A continuidade de uma herança feita de barro, luz e memória
Desde criança que o barro faz parte da minha vida.
Os meus pais eram ceramistas, iniciaram esta atividade no ano em que eu nasci e o atelier era o meu mundo de brincadeiras, cheiros e texturas. Lembro-me de um dia o meu pai estar a modelar uma escultura e eu, com a curiosidade de uma criança com 2 anos, ter enfiado o dedo na peça. Ele não se zangou — integrou o buraco que eu fiz na forma final. Desde então percebi que o barro acolhe tudo: gestos, acidentes, histórias.
Adorava mergulhar as mãos na barbotina — aquele barro líquido que serve para encher moldes — e sentir-lhe a textura sedosa. Mais tarde, já crescida, comecei a ajudar os meus pais nas várias tarefas: produção, enfornamento, vidragem, embalamento e venda. Cada fase era uma descoberta e uma lição de paciência e cuidado.
Antes do 25 de Abril de 1974, os meus pais trabalhavam por conta própria em fotografia, profissão que mantiveram durante muitos anos, até à queda do regime. O estúdio fotográfico manteve-se como complemento à cerâmica, para a produção gráfica. Foi outra escola para mim: observava, aprendia sobre luz, composição e tempo...ainda me lembro dos momentos na escuridão do laboratório, onde o único som que quebrava o silêncio, era o tic-tac do temporizador analógico.
Na Escola Artística António Arroio, tive uma breve passagem pelo curso de Cerâmica, onde conheci o mestre Querubim Lapa. Acabei por me formar em Fotografia, com professores que me marcaram profundamente, como João Cardoso Ribeiro e Bruno Pelletier Sequeira.
Em simultâneo, comecei a restaurar e vender antiguidades na Feira da Ladra, em Lisboa — uma verdadeira escola de observação e contacto humano. Continuei essa atividade até entrar na Universidade de Évora, onde frequentei o curso de Artes Plásticas.
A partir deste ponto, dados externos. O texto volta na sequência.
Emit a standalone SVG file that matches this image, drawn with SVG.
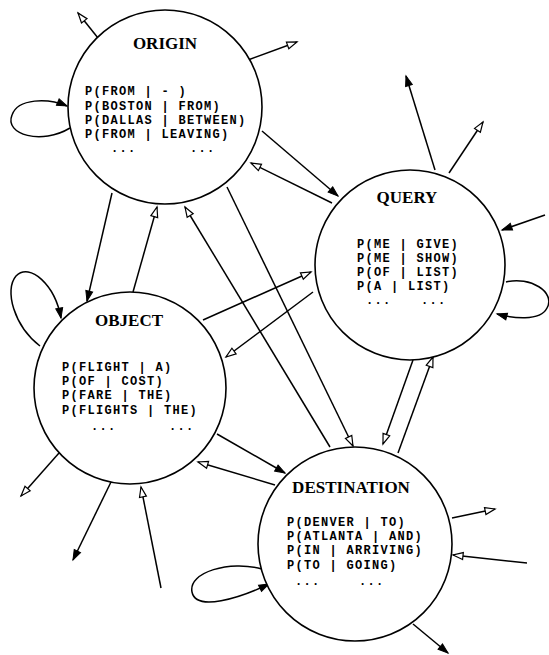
<svg xmlns="http://www.w3.org/2000/svg" width="549" height="655" viewBox="0 0 549 655">
<defs>
<style>
.node circle{fill:#fff;stroke:#000;stroke-width:1.6}
.title{font-family:"Liberation Serif","Times New Roman",serif;font-weight:bold;font-size:17px;text-anchor:middle;fill:#000}
.p{font-family:"Liberation Mono","Courier New",monospace;font-weight:bold;font-size:12px;letter-spacing:1.3px;fill:#000}
#edges path{fill:none;stroke:#000;stroke-width:1.5}
.h{marker-end:url(#hollow)}
.f{marker-end:url(#filled)}
</style>
<marker id="hollow" markerUnits="userSpaceOnUse" markerWidth="12" markerHeight="9" refX="10" refY="3.5" orient="auto" overflow="visible">
<path d="M0,0 L10,3.5 L0,7 z" fill="#fff" stroke="#000" stroke-width="1.2"/>
</marker>
<marker id="filled" markerUnits="userSpaceOnUse" markerWidth="12" markerHeight="9" refX="10" refY="3.5" orient="auto" overflow="visible">
<path d="M0,0 L10,3.5 L0,7 z" fill="#000" stroke="#000" stroke-width="1"/>
</marker>
</defs>
<rect width="549" height="655" fill="#fff"/>
<g id="edges">
<path class="f" d="M70,128 C42,145 4,135 12,115 C18,98 48,98 67,106"/>
<path class="h" d="M98,38 L78,13"/>
<path class="h" d="M248,60 L297,42"/>
<path class="f" d="M262,131 L338,196"/>
<path class="h" d="M332,203 L251,163"/>
<path class="f" d="M112,193 L87,301"/>
<path class="h" d="M133,292 L157,207"/>
<path class="h" d="M330,447 L185,207"/>
<path class="h" d="M227,187 L353,446"/>
<path class="h" d="M413,360 L383,444"/>
<path class="h" d="M398,453 L433,357"/>
<path class="f" d="M435,170 L406,76"/>
<path class="h" d="M449,173 L483,122"/>
<path class="f" d="M545,215 L502,230"/>
<path class="f" d="M506,282 C530,276 556,292 547,308 C540,322 512,318 497,314"/>
<path class="h" d="M203,320 L311,272"/>
<path class="h" d="M313,292 L226,357"/>
<path class="f" d="M40,346 C14,326 4,290 16,276 C30,262 55,285 61,318"/>
<path class="h" d="M59,453 L21,496"/>
<path class="f" d="M111,482 L73,560"/>
<path class="h" d="M161,588 L141,487"/>
<path class="h" d="M275,485 L198,462"/>
<path class="f" d="M217,434 L285,473"/>
<path class="f" d="M262,569 C230,560 188,572 192,592 C196,612 240,598 269,584"/>
<path class="h" d="M452,518 L495,509"/>
<path class="h" d="M527,563 L453,555"/>
<path class="f" d="M413,624 L448,653"/>
</g>
<g id="origin" class="node">
<circle cx="165" cy="107" r="97"/>
<text class="title" x="165" y="49">ORIGIN</text>
<text class="p" x="85" y="95">P(FROM | - )</text>
<text class="p" x="85" y="110">P(BOSTON | FROM)</text>
<text class="p" x="85" y="124">P(DALLAS | BETWEEN)</text>
<text class="p" x="85" y="138">P(FROM | LEAVING)</text>
<text class="p" x="111" y="152">...</text>
<text class="p" x="190" y="152">...</text>
</g>
<g id="query" class="node">
<circle cx="410" cy="265" r="95"/>
<text class="title" x="407" y="203">QUERY</text>
<text class="p" x="357" y="248">P(ME | GIVE)</text>
<text class="p" x="357" y="262">P(ME | SHOW)</text>
<text class="p" x="357" y="276">P(OF | LIST)</text>
<text class="p" x="357" y="290">P(A | LIST)</text>
<text class="p" x="366" y="304">...</text>
<text class="p" x="421" y="304">...</text>
</g>
<g id="object" class="node">
<circle cx="130" cy="388" r="96"/>
<text class="title" x="129" y="326">OBJECT</text>
<text class="p" x="62" y="371">P(FLIGHT | A)</text>
<text class="p" x="62" y="385">P(OF | COST)</text>
<text class="p" x="62" y="399">P(FARE | THE)</text>
<text class="p" x="62" y="414">P(FLIGHTS | THE)</text>
<text class="p" x="91" y="430">...</text>
<text class="p" x="169" y="430">...</text>
</g>
<g id="destination" class="node">
<circle cx="355" cy="544" r="97"/>
<text class="title" x="351" y="493">DESTINATION</text>
<text class="p" x="287" y="526">P(DENVER | TO)</text>
<text class="p" x="287" y="540">P(ATLANTA | AND)</text>
<text class="p" x="287" y="554">P(IN | ARRIVING)</text>
<text class="p" x="287" y="569">P(TO | GOING)</text>
<text class="p" x="295" y="585">...</text>
<text class="p" x="359" y="585">...</text>
</g>
</svg>
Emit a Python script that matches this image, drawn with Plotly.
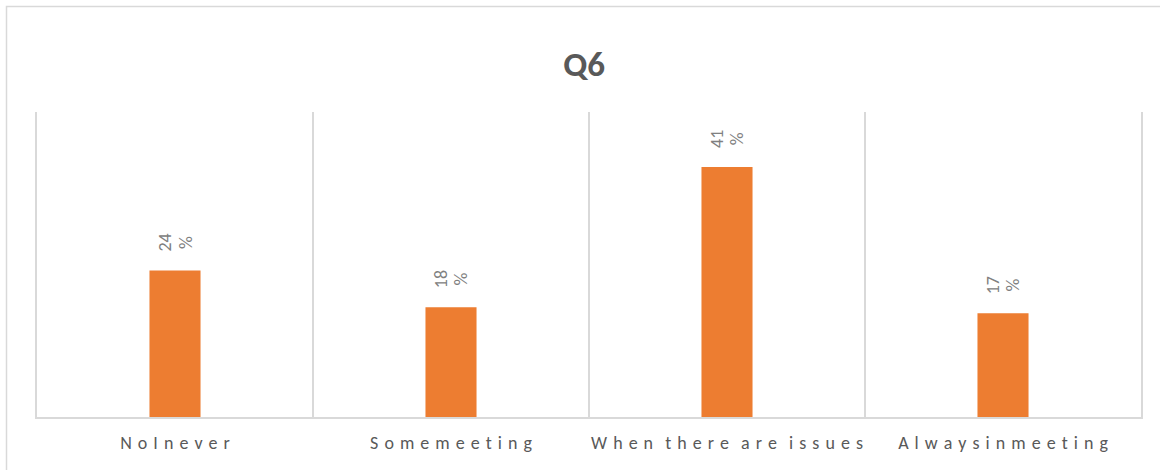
import plotly.graph_objects as go

# Survey answers for Q6 and the share of respondents (percent)
categories = ["NoInever", "Somemeeting", "When there are issues", "Alwaysinmeeting"]
values = [24, 18, 41, 17]

BAR_COLOR = "#ED7D31"
GRID_COLOR = "#D9D9D9"
TEXT_DARK = "#595959"
TEXT_LIGHT = "#808080"
FONT = "Calibri, Carlito, Lato, sans-serif"


def spaced(label):
    """Expanded character spacing for the axis labels."""
    out = []
    for word in label.split(" "):
        out.append("\u2004".join(word))
    return "\u2004\u2004".join(out)


tick_text = [spaced(c) for c in categories]

fig = go.Figure(
    go.Bar(
        x=categories,
        y=values,
        marker=dict(color=BAR_COLOR, line=dict(width=0)),
        width=0.185,
        hoverinfo="x+y",
    )
)

# value labels, rotated, above each bar (tight line spacing, larger glyphs)
for c, v in zip(categories, values):
    fig.add_annotation(
        x=c,
        y=v,
        text=f"<span style='font-size:18px'>{v}</span><br>"
             f"<span style='font-size:18px'>%</span>",
        textangle=-90,
        showarrow=False,
        xanchor="center",
        yanchor="bottom",
        yshift=17,
        font=dict(family=FONT, size=15.5, color=TEXT_LIGHT),
    )

# outer chart frame
fig.add_shape(
    type="rect",
    xref="paper",
    yref="paper",
    x0=(6.5 - 37) / 1104,
    x1=(1170 - 37) / 1104,
    y0=(417 - 480) / 305,
    y1=(417 - 6.5) / 305,
    line=dict(color=GRID_COLOR, width=1.5),
    fillcolor="rgba(0,0,0,0)",
    layer="below",
)

fig.update_layout(
    width=1160,
    height=470,
    margin=dict(l=37, r=19, t=112, b=53, autoexpand=False),
    paper_bgcolor="white",
    plot_bgcolor="white",
    showlegend=False,
    title=dict(
        text="<b>Q6</b>",
        x=0.5035,
        xanchor="center",
        y=1 - 63.5 / 470,
        yanchor="middle",
        font=dict(family=FONT, size=35, color=TEXT_DARK),
    ),
    xaxis=dict(
        type="category",
        tickmode="array",
        tickvals=categories,
        ticktext=tick_text,
        tickangle=0,
        automargin=False,
        tickson="boundaries",
        showgrid=True,
        gridcolor=GRID_COLOR,
        gridwidth=1.5,
        showline=True,
        linecolor=GRID_COLOR,
        linewidth=1.5,
        ticks="",
        ticklabelstandoff=9,
        tickfont=dict(family=FONT, size=18, color=TEXT_DARK),
        fixedrange=True,
    ),
    yaxis=dict(
        range=[0, 50],
        automargin=False,
        showgrid=False,
        showticklabels=False,
        zeroline=False,
        showline=True,
        mirror=True,
        linecolor=GRID_COLOR,
        linewidth=1.5,
        ticks="",
        fixedrange=True,
    ),
)

fig.write_html("out.html")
Mais tarde, trabalhei na PT Comunicações, e durante alguns anos afastei-me da criação artística. Mas a arte tem um modo subtil de chamar-nos de volta. Após uma intervenção cirúrgica de urgência, repensei a minha existência.
Despedi-me e em 2013 retornei à venda de antiguidades. Após o nascimento da minha filha, iniciei a criação deste site enquanto me dediquei à maternidade. Finalmente o site é lançado em 2017, apenas com a venda de antiguidades.
Após a morte da minha mãe, e enquanto cuidava do meu pai doente, uma das suas antigas alunas sugeriu-me dar continuidade às aulas particulares de modelagem cerâmica, que ele havia deixado de dar.
Aceitei o desafio — e voltei ao barro.
Desde então, tenho dedicado a minha vida ao ensino da modelagem em cerâmica, partilhando com as minhas alunas tudo o que aprendi — e continuando a aprender com elas, todos os dias.
Hoje, a Coelho Latino é o espaço onde se encontram todas estas camadas:
a herança familiar, o toque da argila, o olhar fotográfico, o amor pelas peças antigas, o restauro, a criação e o ensino.
Um lugar onde o passado e o presente dialogam — e onde cada peça nasce com alma, memória e gesto.